Interacting with K3s cluster
The compose file includes a k9s container that can be used to monitor the K3s cluster.
docker compose up k9s -d && docker attach radicalbit-ai-monitoring-k9s-1
Other tools
In order to connect and interact with the K3s cluster from the local machine (for example with Lens or kubectl
), it is necessary to create another file starting from ./docker/k3s_data/kubeconfig/kubeconfig.yaml
(that is automatically generated when the docker compose is up and running).
Copy the above file and modify https://k3s:6443
with https://127.0.0.1:6443
and use this new file to interact with the cluster from the local machine
Real AWS
In order to use a real AWS instead of MinIO it is necessary to modify the environment variables of the api container, putting real AWS_ACCESS_KEY_ID
, AWS_SECRET_ACCESS_KEY
, AWS_REGION
and S3_BUCKET_NAME
and removing S3_ENDPOINT_URL
.
Teardown
To completely clean up the environment we can use docker compose
docker compose --profile ui --profile k9s --profile init-data down -v --remove-orphans
To remove everything including container images:
docker compose --profile ui --profile k9s --profile init-data down -v --remove-orphans --rmi all
Spark tuning
We use Spark jobs to calculate metrics: if you need to tune Spark configuration in order to optimize performance for large files or accelerate computations, please refer to the corresponding section of this README file.
📖 Documentation
You can find the following documentation:
- An extensive step-by-step guide to install the development/testing version of the platform, followed by all key concepts and a hands-on guide on how to use the GUI.

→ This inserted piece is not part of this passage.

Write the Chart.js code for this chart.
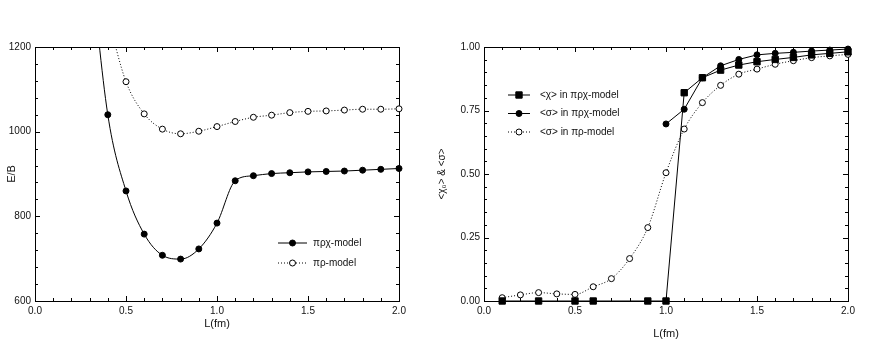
<!DOCTYPE html>
<html>
<head>
<meta charset="utf-8">
<script src="https://cdn.jsdelivr.net/npm/chart.js@4.4.0/dist/chart.umd.min.js"></script>
<style>
    html, body { margin: 0; padding: 0; background: #fff; }
    #wrap { position: relative; width: 872px; height: 345px; }
    #energyChart { position: absolute; left: 0; top: 0; }
    #condChart { position: absolute; left: 436px; top: 0; }
</style>
</head>
<body>
<div id="wrap">
    <canvas id="energyChart" width="436" height="345"></canvas>
    <canvas id="condChart" width="436" height="345"></canvas>
</div>
<script>
// ---- left panel: E/B vs L ----
const L_PRCHI = [0.3, 0.4, 0.5, 0.6, 0.7, 0.8, 0.9, 1.0, 1.1, 1.2, 1.3, 1.4, 1.5, 1.6, 1.7, 1.8, 1.9, 2.0];
const E_PRCHI = [1420, 1040, 860, 758, 708, 699, 723, 784, 884, 896, 901, 903, 905, 906, 907, 909, 911, 913];
const L_PR = [0.4, 0.5, 0.6, 0.7, 0.8, 0.9, 1.0, 1.1, 1.2, 1.3, 1.4, 1.5, 1.6, 1.7, 1.8, 1.9, 2.0];
const E_PR = [1270, 1118, 1042, 1006, 995, 1001, 1012, 1024, 1034, 1039, 1045, 1048, 1049, 1051, 1053, 1053, 1054];

// ---- right panel: condensates vs L ----
const L_CHI = [0.1, 0.3, 0.5, 0.6, 0.9, 1.0, 1.1, 1.2, 1.3, 1.4, 1.5, 1.6, 1.7, 1.8, 1.9, 2.0];
const CHI = [0, 0, 0, 0, 0, 0, 0.82, 0.879, 0.909, 0.929, 0.942, 0.951, 0.959, 0.969, 0.975, 0.981];
const L_SIG = [1.0, 1.1, 1.2, 1.3, 1.4, 1.5, 1.6, 1.7, 1.8, 1.9, 2.0];
const SIG = [0.697, 0.755, 0.879, 0.926, 0.951, 0.969, 0.975, 0.979, 0.984, 0.988, 0.992];
const L_SIG_PR = [0.1, 0.2, 0.3, 0.4, 0.5, 0.6, 0.7, 0.8, 0.9, 1.0, 1.1, 1.2, 1.3, 1.4, 1.5, 1.6, 1.7, 1.8, 1.9, 2.0];
const SIG_PR = [0.013, 0.024, 0.033, 0.028, 0.026, 0.056, 0.088, 0.167, 0.289, 0.505, 0.677, 0.781, 0.849, 0.893, 0.913, 0.932, 0.946, 0.958, 0.965, 0.971];

const X_TICKS = ['0.0', '0.5', '1.0', '1.5', '2.0'];
const E_TICKS = ['600', '800', '1000', '1200'];
const C_TICKS = ['0.00', '0.25', '0.50', '0.75', '1.00'];

Chart.defaults.font.family = '"Liberation Sans", Arial, sans-serif';
Chart.defaults.font.size = 10;
Chart.defaults.color = '#111';
Chart.defaults.animation = false;

function pts(xs, ys) {
    return xs.map((x, i) => ({ x: x, y: ys[i] }));
}

function onStep(v, step) {
    const q = v / step;
    return Math.abs(q - Math.round(q)) < 1e-6;
}

// box round the plot area, with small ticks pointing inwards on every side
const frameTicks = {
    id: 'frameTicks',
    beforeDatasetsDraw(chart, args, opts) {
        const { ctx, chartArea: a, scales: { x, y } } = chart;
        ctx.save();
        ctx.lineWidth = 1;
        ctx.strokeStyle = '#000';
        ctx.strokeRect(a.left + 0.5, a.top + 0.5, a.right - a.left, a.bottom - a.top);
        ctx.beginPath();
        x.ticks.forEach(t => {
            const px = Math.round(x.getPixelForValue(t.value)) + 0.5;
            const len = onStep(t.value, opts.xMajor) ? 5 : 3;
            ctx.moveTo(px, a.bottom); ctx.lineTo(px, a.bottom - len);
            ctx.moveTo(px, a.top); ctx.lineTo(px, a.top + len);
        });
        y.ticks.forEach(t => {
            const py = Math.round(y.getPixelForValue(t.value)) + 0.5;
            const len = onStep(t.value, opts.yMajor) ? 5 : 3;
            ctx.moveTo(a.left, py); ctx.lineTo(a.left + len, py);
            ctx.moveTo(a.right, py); ctx.lineTo(a.right - len, py);
        });
        ctx.stroke();
        ctx.restore();
    }
};

// legend drawn inside the plot: line sample with its marker, then the label
const lineLegend = {
    id: 'lineLegend',
    afterDraw(chart, args, opts) {
        const ctx = chart.ctx;
        ctx.save();
        chart.data.datasets.forEach((ds, i) => {
            const yy = opts.y + i * opts.gap;
            ctx.beginPath();
            ctx.setLineDash(ds.borderDash || []);
            ctx.strokeStyle = ds.borderColor;
            ctx.lineWidth = ds.borderWidth;
            ctx.moveTo(opts.x, yy);
            ctx.lineTo(opts.x + opts.lineLength, yy);
            ctx.stroke();
            ctx.setLineDash([]);
            ctx.fillStyle = ds.pointBackgroundColor;
            ctx.strokeStyle = ds.pointBorderColor;
            ctx.lineWidth = 1;
            Chart.helpers.drawPoint(ctx, {
                pointStyle: ds.pointStyle,
                radius: ds.pointRadius,
                rotation: 0,
                borderWidth: 1
            }, opts.x + opts.lineLength / 2, yy);
            ctx.fillStyle = '#111';
            ctx.font = '10px "Liberation Sans", Arial, sans-serif';
            ctx.textBaseline = 'middle';
            ctx.fillText(ds.label, opts.x + opts.textOffset, yy);
        });
        ctx.restore();
    }
};

function xScale(titlePad) {
    return {
        type: 'linear',
        min: 0,
        max: 2,
        grid: { display: false, drawTicks: false },
        border: { display: false },
        ticks: {
            stepSize: 0.1,
            autoSkip: false,
            maxRotation: 0,
            padding: 4,
            callback: v => onStep(v, 0.5) ? X_TICKS[Math.round(v / 0.5)] : ''
        },
        title: { display: true, text: 'L(fm)', padding: { top: 0, bottom: titlePad }, font: { size: 11 } },
        afterFit: s => { s.height = 44; }
    };
}

new Chart(document.getElementById('energyChart'), {
    type: 'line',
    data: {
        datasets: [{
            label: 'πρχ-model',
            data: pts(L_PRCHI, E_PRCHI),
            borderColor: '#000',
            borderWidth: 1,
            cubicInterpolationMode: 'monotone',
            pointStyle: 'circle',
            pointRadius: 3,
            pointBackgroundColor: '#000',
            pointBorderColor: '#000',
            clip: { left: 6, right: 6, top: 0, bottom: 6 }
        }, {
            label: 'πρ-model',
            data: pts(L_PR, E_PR),
            borderColor: '#000',
            borderWidth: 1,
            borderDash: [1, 2],
            cubicInterpolationMode: 'monotone',
            pointStyle: 'circle',
            pointRadius: 3,
            pointBackgroundColor: '#fff',
            pointBorderColor: '#000',
            clip: { left: 6, right: 6, top: 0, bottom: 6 }
        }]
    },
    options: {
        responsive: false,
        layout: { padding: { top: 47, right: 37, left: 0, bottom: 0 } },
        plugins: {
            legend: { display: false },
            tooltip: { enabled: false },
            frameTicks: { xMajor: 0.5, yMajor: 200 },
            lineLegend: { x: 278, y: 243, gap: 20, lineLength: 29, textOffset: 35 }
        },
        scales: {
            x: xScale(14),
            y: {
                type: 'linear',
                min: 600,
                max: 1200,
                grid: { display: false, drawTicks: false },
                border: { display: false },
                ticks: {
                    stepSize: 40,
                    autoSkip: false,
                    padding: 4,
                    callback: v => onStep(v, 200) ? E_TICKS[Math.round((v - 600) / 200)] : ''
                },
                title: { display: true, text: 'E/B', padding: { top: 5, bottom: 0 }, font: { size: 11 } },
                afterFit: s => { s.width = 35; }
            }
        }
    },
    plugins: [frameTicks, lineLegend]
});

new Chart(document.getElementById('condChart'), {
    type: 'line',
    data: {
        datasets: [{
            label: '<χ> in πρχ-model',
            data: pts(L_CHI, CHI),
            borderColor: '#000',
            borderWidth: 1,
            tension: 0,
            pointStyle: 'rect',
            pointRadius: 4.5,
            pointBackgroundColor: '#000',
            pointBorderColor: '#000',
            clip: 8
        }, {
            label: '<σ> in πρχ-model',
            data: pts(L_SIG, SIG),
            borderColor: '#000',
            borderWidth: 1,
            tension: 0,
            pointStyle: 'circle',
            pointRadius: 3,
            pointBackgroundColor: '#000',
            pointBorderColor: '#000',
            clip: 8
        }, {
            label: '<σ> in πρ-model',
            data: pts(L_SIG_PR, SIG_PR),
            borderColor: '#000',
            borderWidth: 1,
            borderDash: [1, 2],
            cubicInterpolationMode: 'monotone',
            pointStyle: 'circle',
            pointRadius: 3,
            pointBackgroundColor: '#fff',
            pointBorderColor: '#000',
            clip: 8
        }]
    },
    options: {
        responsive: false,
        layout: { padding: { top: 47, right: 24, left: 0, bottom: 0 } },
        plugins: {
            legend: { display: false },
            tooltip: { enabled: false },
            frameTicks: { xMajor: 0.5, yMajor: 0.25 },
            lineLegend: { x: 72, y: 95, gap: 18.5, lineLength: 22, textOffset: 32 }
        },
        scales: {
            x: xScale(4),
            y: {
                type: 'linear',
                min: 0,
                max: 1,
                grid: { display: false, drawTicks: false },
                border: { display: false },
                ticks: {
                    stepSize: 0.05,
                    autoSkip: false,
                    padding: 4,
                    callback: v => onStep(v, 0.25) ? C_TICKS[Math.round(v / 0.25)] : ''
                },
                title: { display: true, text: '<χ₀> & <σ>', padding: { top: 0, bottom: 0 }, font: { size: 10 } },
                afterFit: s => { s.width = 48; }
            }
        }
    },
    plugins: [frameTicks, lineLegend]
});
</script>
</body>
</html>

- A practical guide that walks users through monitoring an AI solution on the platform.
- A detailed explanation on the three main model sections.
- An exhaustive description of all classes implemented inside the Python SDK.
- A list of all available metrics and charts.
- A page related to the architecture of the platform.
- A community support page.
🤝 Community
Please join us on our Discord server, to discuss the platform, share ideas, and help shape its future! Get help from experts and fellow users.
📦 Functionalities & Roadmap
We've released a first few dashboards, covering Classification, both Binary and Multiclass, and Regression models for tabular data. Over the coming weeks, we will be adding the following functionalities to the platform:
-
Batch workloads
- Binary Classification (Tabular Data)
- Multiclass Classification (Tabular Data)
- Regression (Tabular Data)
- LLMs (Data Quality)
- LLMs (Model Quality)
- Computer Vision (Images)
- Clustering (Tabular Data)
-
Real-Time workloads
- Binary Classification
- Multiclass Classification
- Regression
- Computer Vision
- Clustering
We Value Your Privacy
We collect anonymous usage data to improve our software. This information helps us understand how the software is used and identify areas for improvement. No personally identifiable information is collected.
The first time you start using the platform you will be explicitly asked whether you prefer to opt-in or opt-out this anonymous usage data collection.